- [Exercise task]:
Repeat the records below exactly.

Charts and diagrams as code
[Start]

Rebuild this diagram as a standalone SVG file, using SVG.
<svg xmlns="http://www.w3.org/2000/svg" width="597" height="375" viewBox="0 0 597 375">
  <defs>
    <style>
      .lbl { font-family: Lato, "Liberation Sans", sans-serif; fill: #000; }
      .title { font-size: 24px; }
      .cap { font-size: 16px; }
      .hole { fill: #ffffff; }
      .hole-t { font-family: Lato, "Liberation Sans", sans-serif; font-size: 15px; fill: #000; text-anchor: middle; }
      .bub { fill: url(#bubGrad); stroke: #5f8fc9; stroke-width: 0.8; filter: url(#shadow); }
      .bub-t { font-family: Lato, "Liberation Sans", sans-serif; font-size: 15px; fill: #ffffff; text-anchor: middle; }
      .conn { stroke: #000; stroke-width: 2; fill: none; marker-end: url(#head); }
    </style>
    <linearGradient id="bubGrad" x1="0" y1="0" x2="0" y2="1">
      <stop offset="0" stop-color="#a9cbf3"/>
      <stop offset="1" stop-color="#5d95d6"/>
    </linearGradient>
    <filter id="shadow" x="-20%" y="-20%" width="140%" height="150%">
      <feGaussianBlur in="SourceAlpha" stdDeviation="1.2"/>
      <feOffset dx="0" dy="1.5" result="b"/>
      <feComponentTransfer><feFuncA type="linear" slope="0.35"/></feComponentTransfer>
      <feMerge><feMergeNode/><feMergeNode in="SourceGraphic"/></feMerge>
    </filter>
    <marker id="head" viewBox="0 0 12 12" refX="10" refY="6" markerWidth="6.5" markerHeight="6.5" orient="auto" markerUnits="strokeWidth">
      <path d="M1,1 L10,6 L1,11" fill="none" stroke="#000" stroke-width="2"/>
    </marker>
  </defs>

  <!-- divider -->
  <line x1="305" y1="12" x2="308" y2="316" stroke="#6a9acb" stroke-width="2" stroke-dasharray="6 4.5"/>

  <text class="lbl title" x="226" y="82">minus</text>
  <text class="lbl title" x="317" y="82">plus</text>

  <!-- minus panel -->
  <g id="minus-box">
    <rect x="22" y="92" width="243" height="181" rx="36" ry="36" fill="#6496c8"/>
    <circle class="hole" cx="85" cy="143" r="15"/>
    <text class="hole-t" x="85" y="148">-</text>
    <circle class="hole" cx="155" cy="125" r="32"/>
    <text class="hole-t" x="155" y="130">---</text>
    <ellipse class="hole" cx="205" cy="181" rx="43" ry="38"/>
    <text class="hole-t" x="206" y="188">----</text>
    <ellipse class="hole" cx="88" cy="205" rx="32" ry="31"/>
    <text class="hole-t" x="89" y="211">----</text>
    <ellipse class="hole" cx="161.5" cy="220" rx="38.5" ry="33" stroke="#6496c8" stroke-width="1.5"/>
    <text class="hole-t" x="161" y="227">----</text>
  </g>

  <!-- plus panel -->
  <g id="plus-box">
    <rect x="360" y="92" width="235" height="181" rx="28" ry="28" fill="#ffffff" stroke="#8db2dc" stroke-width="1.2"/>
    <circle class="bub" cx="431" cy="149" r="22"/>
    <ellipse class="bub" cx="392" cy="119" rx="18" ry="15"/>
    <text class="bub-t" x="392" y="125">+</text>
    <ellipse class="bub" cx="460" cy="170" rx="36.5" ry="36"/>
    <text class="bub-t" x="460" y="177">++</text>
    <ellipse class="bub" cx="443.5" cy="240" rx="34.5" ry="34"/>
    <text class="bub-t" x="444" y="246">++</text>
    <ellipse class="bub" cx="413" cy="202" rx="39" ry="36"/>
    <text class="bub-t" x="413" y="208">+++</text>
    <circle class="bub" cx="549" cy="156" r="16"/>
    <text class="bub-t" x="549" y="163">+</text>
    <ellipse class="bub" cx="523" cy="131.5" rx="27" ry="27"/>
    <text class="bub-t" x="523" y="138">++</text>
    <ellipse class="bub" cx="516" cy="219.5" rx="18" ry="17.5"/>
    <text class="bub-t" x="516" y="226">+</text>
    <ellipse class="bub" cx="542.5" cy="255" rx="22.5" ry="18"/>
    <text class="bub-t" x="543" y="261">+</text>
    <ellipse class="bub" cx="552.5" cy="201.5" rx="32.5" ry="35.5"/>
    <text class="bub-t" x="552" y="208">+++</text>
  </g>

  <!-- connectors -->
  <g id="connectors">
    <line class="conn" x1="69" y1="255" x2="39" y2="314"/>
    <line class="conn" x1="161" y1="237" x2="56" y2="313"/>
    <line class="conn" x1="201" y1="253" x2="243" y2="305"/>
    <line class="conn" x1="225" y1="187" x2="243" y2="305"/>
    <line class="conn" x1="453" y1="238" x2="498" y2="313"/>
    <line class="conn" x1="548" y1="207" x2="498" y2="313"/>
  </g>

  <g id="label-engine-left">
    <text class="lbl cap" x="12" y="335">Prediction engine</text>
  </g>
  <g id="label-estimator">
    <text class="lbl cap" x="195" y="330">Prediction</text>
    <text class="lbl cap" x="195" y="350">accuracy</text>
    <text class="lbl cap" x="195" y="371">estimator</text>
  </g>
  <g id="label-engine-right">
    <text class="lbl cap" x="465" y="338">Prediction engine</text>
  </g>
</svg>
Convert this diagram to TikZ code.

[End]

- [Solution to this exercise]:
Rebuild this diagram as a standalone SVG file, using SVG.
<svg xmlns="http://www.w3.org/2000/svg" width="597" height="375" viewBox="0 0 597 375">
  <defs>
    <style>
      .lbl { font-family: Lato, "Liberation Sans", sans-serif; fill: #000; }
      .title { font-size: 24px; }
      .cap { font-size: 16px; }
      .hole { fill: #ffffff; }
      .hole-t { font-family: Lato, "Liberation Sans", sans-serif; font-size: 15px; fill: #000; text-anchor: middle; }
      .bub { fill: url(#bubGrad); stroke: #5f8fc9; stroke-width: 0.8; filter: url(#shadow); }
      .bub-t { font-family: Lato, "Liberation Sans", sans-serif; font-size: 15px; fill: #ffffff; text-anchor: middle; }
      .conn { stroke: #000; stroke-width: 2; fill: none; marker-end: url(#head); }
    </style>
    <linearGradient id="bubGrad" x1="0" y1="0" x2="0" y2="1">
      <stop offset="0" stop-color="#a9cbf3"/>
      <stop offset="1" stop-color="#5d95d6"/>
    </linearGradient>
    <filter id="shadow" x="-20%" y="-20%" width="140%" height="150%">
      <feGaussianBlur in="SourceAlpha" stdDeviation="1.2"/>
      <feOffset dx="0" dy="1.5" result="b"/>
      <feComponentTransfer><feFuncA type="linear" slope="0.35"/></feComponentTransfer>
      <feMerge><feMergeNode/><feMergeNode in="SourceGraphic"/></feMerge>
    </filter>
    <marker id="head" viewBox="0 0 12 12" refX="10" refY="6" markerWidth="6.5" markerHeight="6.5" orient="auto" markerUnits="strokeWidth">
      <path d="M1,1 L10,6 L1,11" fill="none" stroke="#000" stroke-width="2"/>
    </marker>
  </defs>

  <!-- divider -->
  <line x1="305" y1="12" x2="308" y2="316" stroke="#6a9acb" stroke-width="2" stroke-dasharray="6 4.5"/>

  <text class="lbl title" x="226" y="82">minus</text>
  <text class="lbl title" x="317" y="82">plus</text>

  <!-- minus panel -->
  <g id="minus-box">
    <rect x="22" y="92" width="243" height="181" rx="36" ry="36" fill="#6496c8"/>
    <circle class="hole" cx="85" cy="143" r="15"/>
    <text class="hole-t" x="85" y="148">-</text>
    <circle class="hole" cx="155" cy="125" r="32"/>
    <text class="hole-t" x="155" y="130">---</text>
    <ellipse class="hole" cx="205" cy="181" rx="43" ry="38"/>
    <text class="hole-t" x="206" y="188">----</text>
    <ellipse class="hole" cx="88" cy="205" rx="32" ry="31"/>
    <text class="hole-t" x="89" y="211">----</text>
    <ellipse class="hole" cx="161.5" cy="220" rx="38.5" ry="33" stroke="#6496c8" stroke-width="1.5"/>
    <text class="hole-t" x="161" y="227">----</text>
  </g>

  <!-- plus panel -->
  <g id="plus-box">
    <rect x="360" y="92" width="235" height="181" rx="28" ry="28" fill="#ffffff" stroke="#8db2dc" stroke-width="1.2"/>
    <circle class="bub" cx="431" cy="149" r="22"/>
    <ellipse class="bub" cx="392" cy="119" rx="18" ry="15"/>
    <text class="bub-t" x="392" y="125">+</text>
    <ellipse class="bub" cx="460" cy="170" rx="36.5" ry="36"/>
    <text class="bub-t" x="460" y="177">++</text>
    <ellipse class="bub" cx="443.5" cy="240" rx="34.5" ry="34"/>
    <text class="bub-t" x="444" y="246">++</text>
    <ellipse class="bub" cx="413" cy="202" rx="39" ry="36"/>
    <text class="bub-t" x="413" y="208">+++</text>
    <circle class="bub" cx="549" cy="156" r="16"/>
    <text class="bub-t" x="549" y="163">+</text>
    <ellipse class="bub" cx="523" cy="131.5" rx="27" ry="27"/>
    <text class="bub-t" x="523" y="138">++</text>
    <ellipse class="bub" cx="516" cy="219.5" rx="18" ry="17.5"/>
    <text class="bub-t" x="516" y="226">+</text>
    <ellipse class="bub" cx="542.5" cy="255" rx="22.5" ry="18"/>
    <text class="bub-t" x="543" y="261">+</text>
    <ellipse class="bub" cx="552.5" cy="201.5" rx="32.5" ry="35.5"/>
    <text class="bub-t" x="552" y="208">+++</text>
  </g>

  <!-- connectors -->
  <g id="connectors">
    <line class="conn" x1="69" y1="255" x2="39" y2="314"/>
    <line class="conn" x1="161" y1="237" x2="56" y2="313"/>
    <line class="conn" x1="201" y1="253" x2="243" y2="305"/>
    <line class="conn" x1="225" y1="187" x2="243" y2="305"/>
    <line class="conn" x1="453" y1="238" x2="498" y2="313"/>
    <line class="conn" x1="548" y1="207" x2="498" y2="313"/>
  </g>

  <g id="label-engine-left">
    <text class="lbl cap" x="12" y="335">Prediction engine</text>
  </g>
  <g id="label-estimator">
    <text class="lbl cap" x="195" y="330">Prediction</text>
    <text class="lbl cap" x="195" y="350">accuracy</text>
    <text class="lbl cap" x="195" y="371">estimator</text>
  </g>
  <g id="label-engine-right">
    <text class="lbl cap" x="465" y="338">Prediction engine</text>
  </g>
</svg>
Convert this diagram to TikZ code.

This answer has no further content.